**REQUIREMENT**
Quote only the span from the first line of the entries to the line containing "70, 80, 90]", both ends kept. Leave every picture out.
---------- RECORDED DATA
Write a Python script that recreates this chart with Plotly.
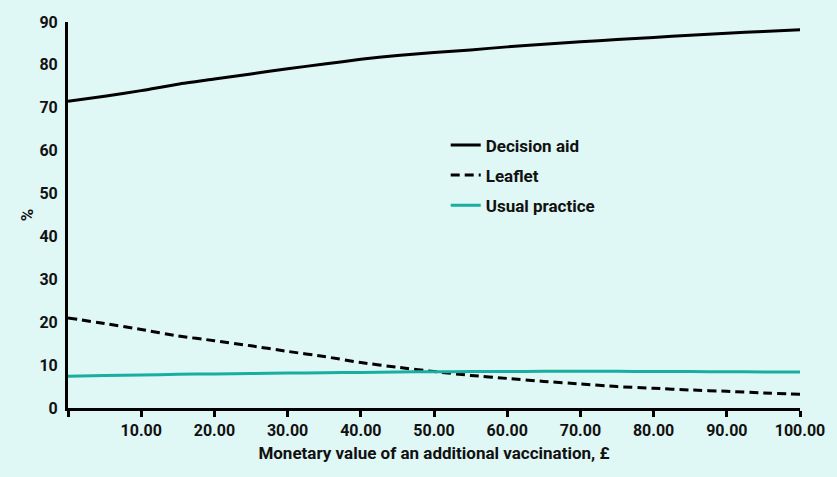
import plotly.graph_objects as go

x_values = [0, 5, 10, 15, 20, 25, 30, 35, 40, 45, 50, 55, 60, 65, 70, 75, 80, 85, 90, 95, 100]
decision_aid = [71.5, 72.7, 74.0, 75.5, 76.7, 77.9, 79.1, 80.2, 81.3, 82.2, 82.9, 83.5, 84.2, 84.8, 85.4, 85.9, 86.4, 86.9, 87.4, 87.8, 88.2]
leaflet = [21.0, 19.7, 18.3, 16.8, 15.7, 14.5, 13.2, 12.0, 10.6, 9.5, 8.5, 7.6, 6.9, 6.2, 5.6, 5.0, 4.6, 4.2, 3.9, 3.5, 3.2]
usual_practice = [7.4, 7.55, 7.7, 7.85, 7.95, 8.05, 8.15, 8.2, 8.3, 8.4, 8.45, 8.5, 8.5, 8.55, 8.55, 8.55, 8.5, 8.5, 8.45, 8.4, 8.4]

x_tickvals = [0, 10, 20, 30, 40, 50, 60, 70, 80, 90, 100]
x_ticktext = ["", "10.00", "20.00", "30.00", "40.00", "50.00", "60.00", "70.00", "80.00", "90.00", "100.00"]
y_tickvals = [0, 10, 20, 30, 40, 50, 60, 70, 80, 90]

BG = "#dff7f5"
TEAL = "#18aea1"
TICKFONT = dict(family="Roboto", size=16, color="#111111", weight=700)
TITLEFONT = dict(family="Roboto", size=17, color="#111111", weight=700)

fig = go.Figure()
fig.add_trace(go.Scatter(x=x_values, y=decision_aid, mode="lines", name="Decision aid",
                         line=dict(color="#000000", width=3, shape="spline", smoothing=0.6), legendgroup="a"))
fig.add_trace(go.Scatter(x=x_values, y=leaflet, mode="lines", name="Leaflet",
                         line=dict(color="#000000", width=3, dash="9px,5px", shape="spline", smoothing=0.6), legendgroup="b"))
fig.add_trace(go.Scatter(x=x_values, y=usual_practice, mode="lines", name="Usual practice",
                         line=dict(color=TEAL, width=3, shape="spline", smoothing=0.6), legendgroup="c"))

fig.update_layout(
    width=837, height=477,
    margin=dict(l=68, r=31, t=22, b=69),
    paper_bgcolor=BG, plot_bgcolor=BG,
    font=TICKFONT,
    showlegend=True,
    legend=dict(x=0.516, y=0.727, xanchor="left", yanchor="top",
                bgcolor="rgba(0,0,0,0)", font=TITLEFONT,
                tracegroupgap=5, traceorder="grouped", itemwidth=30),
    xaxis=dict(range=[0, 100], tickvals=x_tickvals, ticktext=x_ticktext,
               showgrid=False, zeroline=False, showline=True, linecolor="#000000", linewidth=3,
               ticks="outside", ticklen=6, tickwidth=3, tickcolor="#000000",
               title=dict(text="Monetary value of an additional vaccination, £", standoff=8,
                          font=TITLEFONT),
               tickfont=TICKFONT),
    yaxis=dict(range=[0, 90], tickvals=y_tickvals,
               showgrid=False, zeroline=False, showline=True, linecolor="#000000", linewidth=3,
               ticks="", ticklabelstandoff=4,
               title=dict(text="%", standoff=2, font=TITLEFONT),
               tickfont=TICKFONT),
)

fig.write_html("out.html", config={"displayModeBar": False},
               post_script="document.body.style.margin='0';document.body.style.background='" + BG + "';")
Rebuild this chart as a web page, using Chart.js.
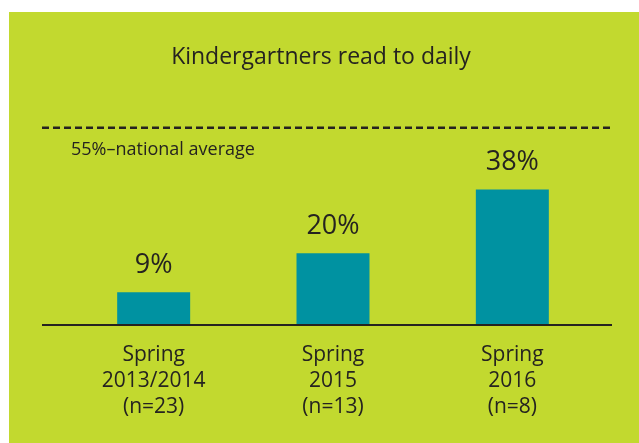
<!DOCTYPE html>
<html>
<head>
<meta charset="utf-8">
<script src="https://cdn.jsdelivr.net/npm/chart.js@4"></script>
<style>
  html, body { margin: 0; padding: 0; background: #fff; }
  #wrap { width: 639px; height: 443px; }
</style>
</head>
<body>
<div id="wrap"><canvas id="chart" width="639" height="443"></canvas></div>
<script>
// ---- data ----
const seasons = [
  ['Spring', '2013/2014', '(n=23)'],
  ['Spring', '2015', '(n=13)'],
  ['Spring', '2016', '(n=8)']
];
const readDaily = [9, 20, 38];
const nationalAverage = 55;
const averageLabel = '55%\u2013national average';
const chartTitle = 'Kindergartners read to daily';

// ---- style ----
const GREEN = '#c2d92f';
const TEAL = '#0092a1';
const INK = '#252320';

Chart.defaults.font.family = "'Open Sans', sans-serif";
Chart.defaults.color = INK;

// green panel behind everything
const panel = {
  id: 'panel',
  beforeDraw(chart) {
    const ctx = chart.ctx;
    ctx.save();
    ctx.fillStyle = '#fff';
    ctx.fillRect(0, 0, chart.width, chart.height);
    ctx.fillStyle = GREEN;
    ctx.fillRect(9, 12, chart.width - 9, chart.height - 12);
    ctx.restore();
  }
};

// title, baseline, dashed average line and value labels
const overlay = {
  id: 'overlay',
  afterDatasetsDraw(chart) {
    const { ctx, chartArea } = chart;
    const y = chart.scales.y;
    const x0 = chartArea.left - 22;
    const x1 = chartArea.right + 10;
    ctx.save();

    // title is centred on the green panel, not on the plot area
    ctx.fillStyle = INK;
    ctx.font = "23px 'Open Sans', sans-serif";
    ctx.textAlign = 'center';
    ctx.textBaseline = 'middle';
    ctx.fillText(chartTitle, (9 + chart.width) / 2 - 3, 57);

    const base = y.getPixelForValue(0);
    ctx.strokeStyle = INK;
    ctx.lineWidth = 2;
    ctx.beginPath();
    ctx.moveTo(x0, base + 1);
    ctx.lineTo(x1, base + 1);
    ctx.stroke();

    const avg = y.getPixelForValue(nationalAverage) - 1.5;
    ctx.lineWidth = 2.5;
    ctx.setLineDash([7, 4]);
    ctx.beginPath();
    ctx.moveTo(x0, avg);
    ctx.lineTo(x1, avg);
    ctx.stroke();
    ctx.setLineDash([]);

    ctx.font = "18px 'Open Sans', sans-serif";
    ctx.textAlign = 'left';
    ctx.fillText(averageLabel, x0 + 29, avg + 22);

    ctx.font = "27px 'Open Sans', sans-serif";
    ctx.textAlign = 'center';
    chart.getDatasetMeta(0).data.forEach((bar, i) => {
      ctx.fillText(readDaily[i] + '%', bar.x, bar.y - 27);
    });
    ctx.restore();
  }
};

new Chart(document.getElementById('chart'), {
  type: 'bar',
  data: {
    labels: seasons,
    datasets: [{
      data: readDaily,
      backgroundColor: TEAL,
      borderWidth: 0,
      categoryPercentage: 1,
      barPercentage: 0.407
    }]
  },
  options: {
    responsive: false,
    animation: false,
    layout: { padding: { left: 64, right: 37, top: 111.6, bottom: 0 } },
    plugins: {
      legend: { display: false },
      tooltip: { enabled: false },
      title: { display: false }
    },
    scales: {
      x: {
        grid: { display: false },
        border: { display: false },
        ticks: {
          color: INK,
          padding: 10,
          font: { size: 21, lineHeight: 1.24 }
        },
        afterFit(s) { s.height = 119; }
      },
      y: {
        display: false,
        min: 0,
        max: 60
      }
    }
  },
  plugins: [panel, overlay]
});
</script>
</body>
</html>
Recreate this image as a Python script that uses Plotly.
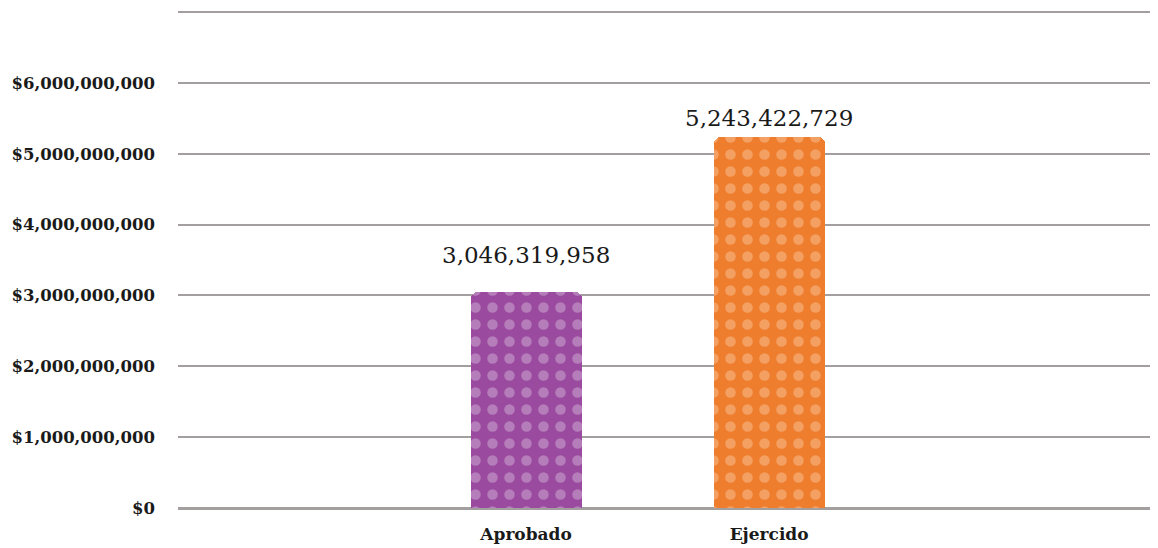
import plotly.graph_objects as go

categories = ["Aprobado", "Ejercido"]
values = [3046319958, 5243422729]
value_labels = ["3,046,319,958", "5,243,422,729"]
bar_colors = ["#9a4a9f", "#ee7d2e"]
pattern_colors = ["#b57db9", "#f4a062"]
tick_vals = [0, 1e9, 2e9, 3e9, 4e9, 5e9, 6e9, 7e9]
tick_text = ["$0", "$1,000,000,000", "$2,000,000,000", "$3,000,000,000",
             "$4,000,000,000", "$5,000,000,000", "$6,000,000,000", ""]

fig = go.Figure()
for c, v, col, pcol in zip(categories, values, bar_colors, pattern_colors):
    fig.add_trace(go.Bar(
        x=[c],
        y=[v],
        width=0.457,
        marker=dict(
            color=col,
            cornerradius=7,
            line=dict(width=0),
            pattern=dict(shape=".", fgcolor=pcol, bgcolor=col,
                         fgopacity=1, size=17, solidity=0.3),
        ),
        hoverinfo="skip",
    ))

label_shift = [22, 4]
for c, v, t, s in zip(categories, values, value_labels, label_shift):
    fig.add_annotation(x=c, y=v, text=t, showarrow=False, yanchor="bottom", yshift=s,
                       font=dict(family="DejaVu Serif", size=23, color="#1a1a1a"))

# the page body adds an 8px margin, so the figure is sized to fit the window
fig.update_layout(
    width=1150, height=540,
    margin=dict(l=170, r=0, t=2, b=40),
    plot_bgcolor="white", paper_bgcolor="white",
    showlegend=False,
    barmode="overlay",
    bargap=0,
)
fig.update_xaxes(
    type="category",
    categoryorder="array",
    categoryarray=categories,
    range=[-1.432, 2.6],
    showgrid=False,
    showline=False,
    zeroline=False,
    ticks="",
    ticklabelstandoff=14,
    tickfont=dict(family="DejaVu Serif", size=17, color="#1a1a1a", weight="bold"),
)
fig.update_yaxes(
    range=[0, 7.03e9],
    tickvals=tick_vals,
    ticktext=tick_text,
    showgrid=True,
    gridcolor="#a39f9f",
    gridwidth=2,
    zeroline=True,
    zerolinecolor="#a39f9f",
    zerolinewidth=3,
    showline=False,
    ticks="",
    ticklabelstandoff=22,
    tickfont=dict(family="DejaVu Serif", size=16.5, color="#1a1a1a", weight="bold"),
)

fig.write_html("out.html")
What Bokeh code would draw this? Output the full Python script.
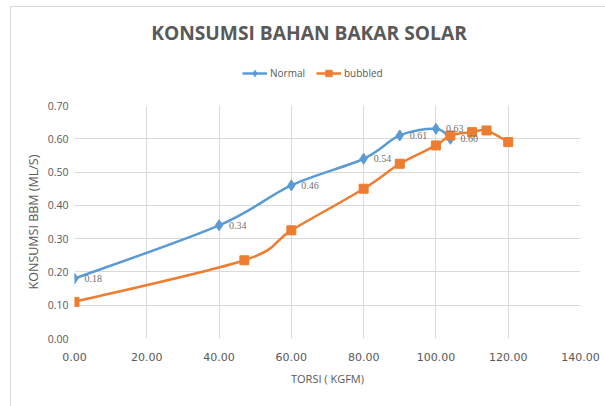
--------------------
**OUTPUT**
Write a Python script that recreates this chart with Plotly.
import plotly.graph_objects as go

x_values = [0, 5, 10, 15, 20, 25, 30, 35, 40, 45, 50, 55, 60, 65, 70, 75, 80, 85, 90, 95, 100]
decision_aid = [71.5, 72.7, 74.0, 75.5, 76.7, 77.9, 79.1, 80.2, 81.3, 82.2, 82.9, 83.5, 84.2, 84.8, 85.4, 85.9, 86.4, 86.9, 87.4, 87.8, 88.2]
leaflet = [21.0, 19.7, 18.3, 16.8, 15.7, 14.5, 13.2, 12.0, 10.6, 9.5, 8.5, 7.6, 6.9, 6.2, 5.6, 5.0, 4.6, 4.2, 3.9, 3.5, 3.2]
usual_practice = [7.4, 7.55, 7.7, 7.85, 7.95, 8.05, 8.15, 8.2, 8.3, 8.4, 8.45, 8.5, 8.5, 8.55, 8.55, 8.55, 8.5, 8.5, 8.45, 8.4, 8.4]

x_tickvals = [0, 10, 20, 30, 40, 50, 60, 70, 80, 90, 100]
x_ticktext = ["", "10.00", "20.00", "30.00", "40.00", "50.00", "60.00", "70.00", "80.00", "90.00", "100.00"]
y_tickvals = [0, 10, 20, 30, 40, 50, 60, 70, 80, 90]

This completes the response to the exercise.